Divinity school

School Notes: Yale Divinity School
September/October 2019

Gregory E. Sterling | http://divinity.yale.edu

Grant will support research on religion, race, and built environment

The Issachar Fund has awarded a grant to YDS professor Willie James Jennings to advance his research on the relationship between race, Christianity, and the built environment. At the center of the project is Jennings’s book in progress, tentatively titled Reframing the World. Jennings, associate professor of systematic theology and Africana studies, plans to use the book and a related conference to start a conversation in academia and beyond that reimagines the meaning of human beings’ life together both intellectually and geographically, in relation to builtenvironments. “The formations of race and private property are joined developments in the Western world,” Jennings says. “Yet the importance of thinking about them together has for the most part escaped the academy.”

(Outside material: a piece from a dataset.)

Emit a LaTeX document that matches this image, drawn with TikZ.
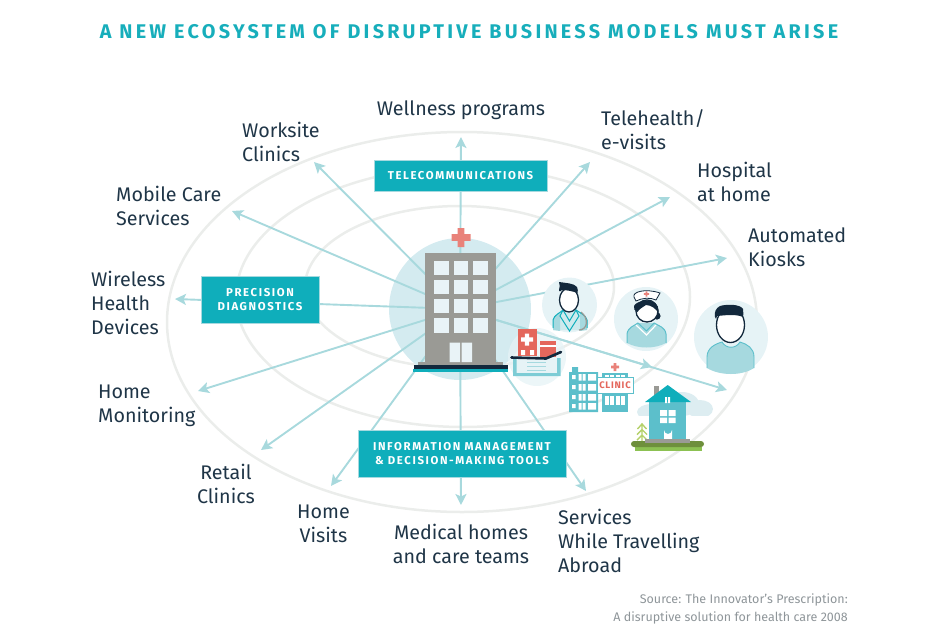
\documentclass[tikz,border=0pt]{standalone}
\usepackage{fontspec}
\setmainfont{Fira Sans}
\newfontfamily\ttlfont[LetterSpace=16.5]{Fira Sans}
\newfontfamily\boxfont[LetterSpace=14]{Fira Sans}
\newfontfamily\signfont[LetterSpace=8]{Fira Sans}
\usetikzlibrary{arrows.meta,shapes.geometric}
\definecolor{ttl}{HTML}{17AEBB}
\definecolor{boxc}{HTML}{0FAEBB}
\definecolor{linec}{HTML}{A8D9DD}
\definecolor{txt}{HTML}{1F3547}
\definecolor{ring}{HTML}{EBEDEB}
\definecolor{hubc}{HTML}{D4EBF0}
\definecolor{grey}{HTML}{9A9A95}
\definecolor{win}{HTML}{E9F3F7}
\definecolor{redc}{HTML}{E4675C}
\definecolor{crossc}{HTML}{E9827A}
\definecolor{navy}{HTML}{12283C}
\definecolor{pale}{HTML}{E6F3F6}
\definecolor{tealb}{HTML}{5CBFCB}
\definecolor{shirt}{HTML}{A6D9DF}
\definecolor{cloud}{HTML}{DDEDF1}
\definecolor{srcc}{HTML}{8E9599}
\definecolor{gdark}{HTML}{6E8F3C}
\definecolor{glight}{HTML}{8CC152}
\definecolor{gtree}{HTML}{B5D16B}
\tikzset{
 x=1pt,y=-1pt,
 lab/.style={font=\fontsize{19.7}{24}\selectfont,text=txt,inner sep=0pt},
 ringl/.style={draw=ring,line width=2.5pt},
 conn/.style={draw=linec,line width=1.9pt,-{Stealth[length=11pt,width=11pt,inset=2.5pt]}},
 boxn/.style={fill=boxc,draw=shirt,line width=.6pt,text=white,align=center,font=\boxfont\bfseries\fontsize{11.4}{14}\selectfont,inner sep=0pt},
 wndw/.style={fill=win,draw=none},
 headf/.style={fill=white,draw=navy,line width=1.3pt},
}
\newcommand{\crossat}[4]{\fill[#4] (#1-#3,#2-#3*.35) rectangle (#1+#3,#2+#3*.35) (#1-#3*.35,#2-#3) rectangle (#1+#3*.35,#2+#3);}
\begin{document}
\begin{tikzpicture}
\useasboundingbox (0,0) rectangle (927,638);
% rings
\draw[ringl] (462,322) ellipse [x radius=295,y radius=190];
\draw[ringl] (463,297) ellipse [x radius=227,y radius=130];
\draw[ringl] (459.5,287) ellipse [x radius=154.5,y radius=81];
% hub
\node[circle,fill=hubc,minimum size=142pt,inner sep=0pt] (hub) at (460,309) {};
\fill[pale,opacity=.75] (537,357) circle (29);
% tips
\coordinate (tWell) at (461,137);
\coordinate (tWork) at (314,162);
\coordinate (tMob) at (232,211);
\coordinate (tWire) at (175,299);
\coordinate (tMon) at (198,391);
\coordinate (tRet) at (261,450);
\coordinate (tVis) at (331,486);
\coordinate (tMed) at (461,505);
\coordinate (tSer) at (586,491);
\coordinate (tTel) at (590,162);
\coordinate (tHos) at (670,197);
\coordinate (tAut) at (727,258);
\coordinate (tCli) at (652,367);
\coordinate (tHom) at (727,390);
\foreach \t in {tWell,tWork,tMob,tWire,tMon,tRet,tVis,tMed,tSer,tTel,tHos,tAut,tCli,tHom}
  \draw[conn] (hub.center) -- (\t);
% title
\node[font=\ttlfont\bfseries\fontsize{19.8}{24}\selectfont,text=ttl,inner sep=0] (title) at (469,31.5) {A NEW ECOSYSTEM OF DISRUPTIVE BUSINESS MODELS MUST ARISE};
% boxes
\node[boxn,minimum width=173pt,minimum height=31pt] (bTel) at (460.5,175.5) {TELECOMMUNICATIONS};
\node[boxn,minimum width=118pt,minimum height=47pt] (bPre) at (260,299.5) {PRECISION\\DIAGNOSTICS};
\node[boxn,minimum width=208pt,minimum height=47pt] (bInf) at (462,453.5) {INFORMATION MANAGEMENT\\\& DECISION-MAKING TOOLS};
% labels
\node[lab] (lWell) at (461,110.5) {Wellness programs};
\node[lab,anchor=west,align=left] (lWork) at (242,142) {Worksite\\Clinics};
\node[lab,anchor=west,align=left] (lMob) at (116,206) {Mobile Care\\Services};
\node[lab,anchor=west,align=left] (lWire) at (91,303) {Wireless\\Health\\Devices};
\node[lab,anchor=west,align=left] (lMon) at (98,406) {Home\\Monitoring};
\node[lab,align=center] (lRet) at (226,484) {Retail\\Clinics};
\node[lab,align=center] (lVis) at (323.5,524) {Home\\Visits};
\node[lab,align=center] (lMed) at (461,544) {Medical homes\\and care teams};
\node[lab,anchor=west,align=left] (lSer) at (558,541) {Services\\While Travelling\\Abroad};
\node[lab,anchor=west,align=left] (lTel) at (601,130) {Telehealth/\\e-visits};
\node[lab,anchor=west,align=left] (lHos) at (697,182) {Hospital\\at home};
\node[lab,anchor=west,align=left] (lAut) at (748,247) {Automated\\Kiosks};
\node[anchor=east,align=right,font=\fontsize{12.5}{18}\selectfont,text=srcc,inner sep=0] (src) at (848,609) {Source: The Innovator’s Prescription:\\A disruptive solution for health care 2008};
% hospital
\crossat{461}{237.5}{9.5}{crossc}
\fill[grey] (418,362) rectangle (503,365);
\node[fill=grey,minimum width=71pt,minimum height=109pt,inner sep=0pt] (hosp) at (460.5,307.5) {};
\foreach \x in {434,453.7,473} \foreach \y in {260.7,279.7,299,318.3}
  \fill[wndw] (\x,\y) rectangle (\x+14.5,\y+14.4);
\fill[wndw] (449.5,342.5) rectangle (460,362) (461.5,342.5) rectangle (472,362);
\fill[navy] (414,365) rectangle (507.5,369);
\fill[boxc] (413,369) rectangle (507.5,372);
% bed
\fill[redc] (518,329) rectangle (536.7,356);
\crossat{527}{339.5}{6}{white}
\fill[white] (521,350) rectangle (525,355) (530,350) rectangle (534,355);
\fill[redc] (539.5,341) rectangle (556,357);
\fill[white] (539.5,345) rectangle (556,346.5);
\fill[pale] (516,359) rectangle (557,373);
\draw[shirt,line width=.6pt] (527,362)--(546,362) (527,366)--(546,366) (527,370)--(546,370);
\fill[tealb!80] (513,358) rectangle (516.5,376) (557,358) rectangle (560.5,376) (516,373) rectangle (557,376);
\draw[navy,line width=2.6pt,line cap=round] (511.5,357.5) -- (546,358.5) -- (561,352);
% doctor
\node[circle,fill=pale,minimum size=55pt,inner sep=0pt] (doc) at (569.5,305) {};
\fill[shirt!55!white] (553,330) -- (553,320) .. controls (554,315) and (560,313) .. (564,309) -- (575,309) .. controls (580,313) and (586,315) .. (587,320) -- (587,330) -- cycle;
\fill[shirt] (553,330) -- (553,320) .. controls (554,316) and (557,314) .. (560,313) -- (560,331) -- cycle (587,330) -- (587,320) .. controls (586,316) and (583,314) .. (580,313) -- (580,331) -- cycle;
\draw[boxc,line width=1pt] (553,328)--(553,320) .. controls (554,315) and (560,313) .. (563,310) -- (569.5,321) -- (576,310) .. controls (580,313) and (586,315) .. (587,320)--(587,328);
\draw[boxc,line width=1pt] (563,310)--(560,316)--(569.5,331)--(579,316)--(576,310);
\draw[grey,line width=1.3pt] (581,312) .. controls (589,318) and (588,330) .. (579,330);
\node[ellipse,headf,minimum width=19pt,minimum height=24pt,inner sep=0pt] (dh) at (569,300) {};
\fill[navy] (559,291) .. controls (559,287) and (561,285) .. (559,282) .. controls (565,283) and (574,283) .. (577,287) .. controls (578,289) and (578,291) .. (577.5,293) .. controls (572,291) and (566,290) .. (562,290) .. controls (560,291) and (560,292) .. cycle;
% nurse
\node[circle,fill=pale,minimum size=64pt,inner sep=0pt] (nur) at (646,319) {};
\fill[shirt] (627,343) -- (627,334) .. controls (628,327) and (634,326) .. (638,323) -- (654,323) .. controls (659,326) and (665,327) .. (666,334) -- (666,343) .. controls (655,349) and (638,349) .. (627,343) -- cycle;
\draw[tealb,line width=1pt] (627,343) -- (627,334) .. controls (628,327) and (634,326) .. (638,323) -- (646.5,331) -- (654,323) .. controls (659,326) and (665,327) .. (666,334) -- (666,343);
\draw[white,line width=1.2pt] (636,325) -- (646.5,335) -- (656,325);
\fill[navy] (657,316) circle (3.6);
\node[ellipse,headf,minimum width=22pt,minimum height=22pt,inner sep=0pt] (nh) at (647,311) {};
\fill[navy] (634,306) .. controls (636,301) and (650,298) .. (656,304) .. controls (659,308) and (658.5,312) .. (658.5,314) .. controls (657,309) and (651,305) .. (646,305) .. controls (643,307) and (639,309) .. (637.5,312) .. controls (635,311) and (633,309) .. cycle;
\fill[white] (634,297) .. controls (632,292) and (645,288) .. (660,293) -- (656,300) .. controls (650,297) and (642,298) .. (636,301) -- cycle;
\draw[navy,line width=.8pt] (634,297) .. controls (632,292) and (645,288) .. (660,293) -- (656,300) .. controls (650,297) and (642,298) .. (636,301) -- cycle;
\crossat{646.5}{294}{2.6}{crossc}
% patient
\node[circle,fill=pale,minimum size=74pt,inner sep=0pt] (pat) at (731,337) {};
\fill[shirt] (707,368) -- (707,357) .. controls (707,348) and (715,344) .. (722,342) .. controls (726,349) and (736,349) .. (740,342) .. controls (747,344) and (754,348) .. (754,357) -- (754,368) .. controls (742,376) and (720,376) .. (707,368) -- cycle;
\draw[tealb,line width=.9pt] (707,368) -- (707,357) .. controls (707,348) and (715,344) .. (722,342) .. controls (726,349) and (736,349) .. (740,342) .. controls (747,344) and (754,348) .. (754,357) -- (754,368);
\node[ellipse,headf,minimum width=28pt,minimum height=35pt,inner sep=0pt] (ph) at (730.5,325) {};
\fill[navy] (715,317) .. controls (714,312) and (716,308) .. (720,306) .. controls (727,304) and (740,304) .. (743,309) .. controls (744,312) and (743,316) .. (743,317) .. controls (736,314) and (727,315) .. (717,316) -- (716,319) -- cycle;
% clinic
\fill[tealb] (569,372) rectangle (598,412) (572,367) rectangle (578,372);
\fill[tealb] (602,373) rectangle (628,412);
\foreach \y in {374,384,394,403}{\fill[white] (572,\y+1) rectangle (575.5,\y+5) (578.5,\y) rectangle (581.5,\y+6.5) (582.5,\y) rectangle (585.5,\y+6.5) (588,\y) rectangle (596,\y+6.5);}
\foreach \x in {605,610,615.5,621}{\fill[white] (\x,395.5) rectangle (\x+4,405);}
\foreach \x in {605,610,615.5,621}{\fill[white] (\x,375) rectangle (\x+4,377);}
\crossat{615}{367}{4}{crossc}
\node[fill=white,draw=tealb,line width=1pt,text=redc,minimum width=36pt,minimum height=15.5pt,inner sep=0pt,font=\signfont\bfseries\fontsize{9.5}{10}\selectfont] (sign) at (615,385.5) {CLINIC};
% house
\begin{scope}
\clip (630,385) rectangle (720,415);
\fill[cloud] (652,412) ellipse [x radius=15,y radius=8] (682,404) ellipse [x radius=17,y radius=12] (700,409) ellipse [x radius=13,y radius=9];
\end{scope}
\fill[grey] (654,386) rectangle (659,395);
\fill[tealb] (649,402) rectangle (686,441);
\fill[boxc] (667.7,385) -- (691,402) -- (645,402) -- cycle;
\fill[white] (665,397) rectangle (667,403) (668,397) rectangle (670,403);
\fill[white] (660,410) rectangle (667,416) (668.5,410) rectangle (675.5,416) (660,417.5) rectangle (667,423) (668.5,417.5) rectangle (675.5,423);
\fill[white] (664,440) -- (664,430) arc[start angle=180,end angle=0,radius=4] -- (672,440) -- cycle;
\draw[gtree,line width=1.4pt] (642,423)--(642,441) (637.5,429)--(642,424)--(646.5,429) (637,434.5)--(642,429.5)--(647,434.5) (637,440)--(642,435)--(647,440);
\fill[glight] (635,447) rectangle (702,451);
\fill[gdark,rounded corners=3pt] (631,441) rectangle (704,447);
\fill[grey] (645,439) rectangle (690,443);
\end{tikzpicture}
\end{document}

Divinity School honored for restoring Sterling Quadrangle

The New Haven Preservation Trust has awarded the Divinity School a landmark plaque in recognition of its more than 20-year effort to preserve and restore Sterling Divinity Quadrangle, the Georgian-style complex at the crest of Prospect Hill that has been the school’s home since 1932. The recognition “is wonderful for the entire university and for our school’s community because it both recognizes the beauty of the quad—and it is a beautiful place—and our appreciation and cultivation of that architectural beauty,” said Gregory E. Sterling, the Reverend Henry L. Slack Dean and Lillian Claus Professor of New Testament at YDS. The Divinity School’s restoration culminated in late 2017 with completion of the renovation of the Old Refectory and Old Common Room, which today function as event spaces. New landscaping in the back courtyards and the installation of a Chartres-style labyrinth, both completed this past July, provide a finishing touch.